Collected data:

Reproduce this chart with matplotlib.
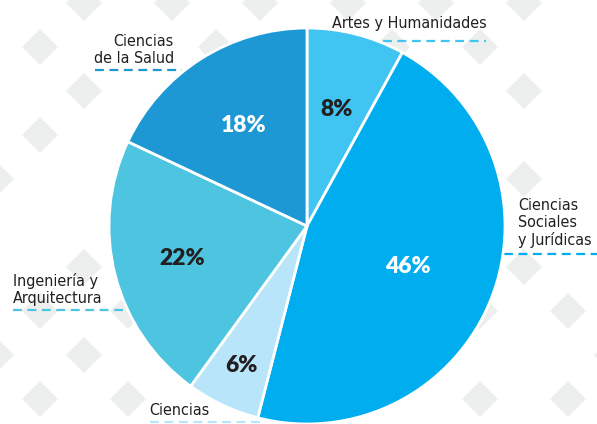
import matplotlib
matplotlib.use("Agg")
import numpy as np
import matplotlib.pyplot as plt
from matplotlib import font_manager
from matplotlib.patches import RegularPolygon

# data
areas = ["Artes y Humanidades", "Ciencias Sociales y Jurídicas", "Ciencias",
         "Ingeniería y Arquitectura", "Ciencias de la Salud"]
area_labels = ["Artes y Humanidades", "Ciencias\nSociales\ny Jurídicas", "Ciencias",
               "Ingeniería y\nArquitectura", "Ciencias\nde la Salud"]
shares = [8, 46, 6, 22, 18]

# style
slice_colors = ["#40C4F2", "#00AEEF", "#B9E5FA", "#4DC4E0", "#1E98D5"]
pct_colors = ["#231F20", "white", "#231F20", "#231F20", "white"]
pct_radius = [0.61, 0.55, 0.78, 0.65, 0.60]
dark = "#231F20"

W, H = 597, 424
cx, cy, R = 307, 226, 198

# pick a narrow font for the category labels if one is installed
fonts = font_manager.fontManager.ttflist
names = {f.name for f in fonts}
if "Liberation Sans Narrow" in names:
    lab_font = dict(family=["Liberation Sans Narrow", "DejaVu Sans"], fontsize=12.5)
elif any(f.name == "DejaVu Sans" and f.stretch == "condensed" for f in fonts):
    lab_font = dict(family=["DejaVu Sans"], fontstretch="condensed", fontsize=11.5)
else:
    lab_font = dict(family=["Roboto", "DejaVu Sans"], fontsize=11.5)

fig = plt.figure(figsize=(W / 100, H / 100), dpi=100)
fig.patch.set_facecolor("white")

# background layer (pixel coords, y down)
bg = fig.add_axes([0, 0, 1, 1], zorder=0)
bg.set_xlim(0, W)
bg.set_ylim(H, 0)
bg.axis("off")

# faint diamond pattern
cells = [(-1, 3), (0, 0), (0, 2), (1, -1), (1, 1), (3, -1), (4, 0), (5, -1), (7, -1),
         (8, 0), (9, -1), (10, 0), (11, -1), (11, 1), (11, 3), (11, 5), (12, 6), (10, 6),
         (1, 5), (2, 6), (0, 6), (-1, 7), (1, 7), (0, 8), (2, 8), (10, 8), (12, 8), (13, 7)]
for i, j in cells:
    bg.add_patch(RegularPolygon((40 + 44 * i, 47 + 44 * j), 4, radius=18,
                                facecolor="#EDEEEE", edgecolor="none"))

# dashed leader lines (under the pie)
dash = dict(linestyle=(0, (4, 2.5)), linewidth=1.6)
bg.plot([383, 486], [41, 41], color=slice_colors[0], **dash)
bg.plot([504, 597], [254, 254], color=slice_colors[1], **dash)
bg.plot([150, 260], [422, 422], color=slice_colors[2], **dash)
bg.plot([13, 130], [310, 310], color=slice_colors[3], **dash)
bg.plot([95, 182], [70, 70], color=slice_colors[4], **dash)

# pie
ax = fig.add_axes([(cx - R) / W, (H - cy - R) / H, 2 * R / W, 2 * R / H], zorder=1)
wedges, _ = ax.pie(shares, colors=slice_colors, startangle=90, counterclock=False,
                   wedgeprops=dict(edgecolor="white", linewidth=2))
ax.set_xlim(-1, 1)
ax.set_ylim(-1, 1)
ax.set_aspect("equal")
ax.axis("off")

for w, s, c, r in zip(wedges, shares, pct_colors, pct_radius):
    mid = np.deg2rad((w.theta1 + w.theta2) / 2)
    ax.text(r * np.cos(mid), r * np.sin(mid), f"{s}%", ha="center", va="center",
            color=c, fontsize=16.5, fontweight="heavy", family=["Lato", "DejaVu Sans"])

# category labels
ov = fig.add_axes([0, 0, 1, 1], zorder=2)
ov.set_xlim(0, W)
ov.set_ylim(H, 0)
ov.axis("off")
ov.patch.set_alpha(0)

lab = dict(color=dark, linespacing=1.15, **lab_font)
ov.text(409, 28, area_labels[0], ha="center", va="baseline", **lab)
ov.text(518, 245, area_labels[1], ha="left", va="baseline", **lab)
ov.text(149, 415, area_labels[2], ha="left", va="baseline", **lab)
ov.text(13, 303, area_labels[3], ha="left", va="baseline", **lab)
ov.text(174, 63, area_labels[4], ha="right", va="baseline", **lab)

fig.savefig("out.png", dpi=100)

Your task: Please quote the lines of the material, beginning with the first and ending with the one that contains "from matplotlib.patches import RegularPolygon", exactly as written and without any pictures.

Result for this task:
Reproduce this chart with matplotlib.
import matplotlib
matplotlib.use("Agg")
import numpy as np
import matplotlib.pyplot as plt
from matplotlib import font_manager
from matplotlib.patches import RegularPolygon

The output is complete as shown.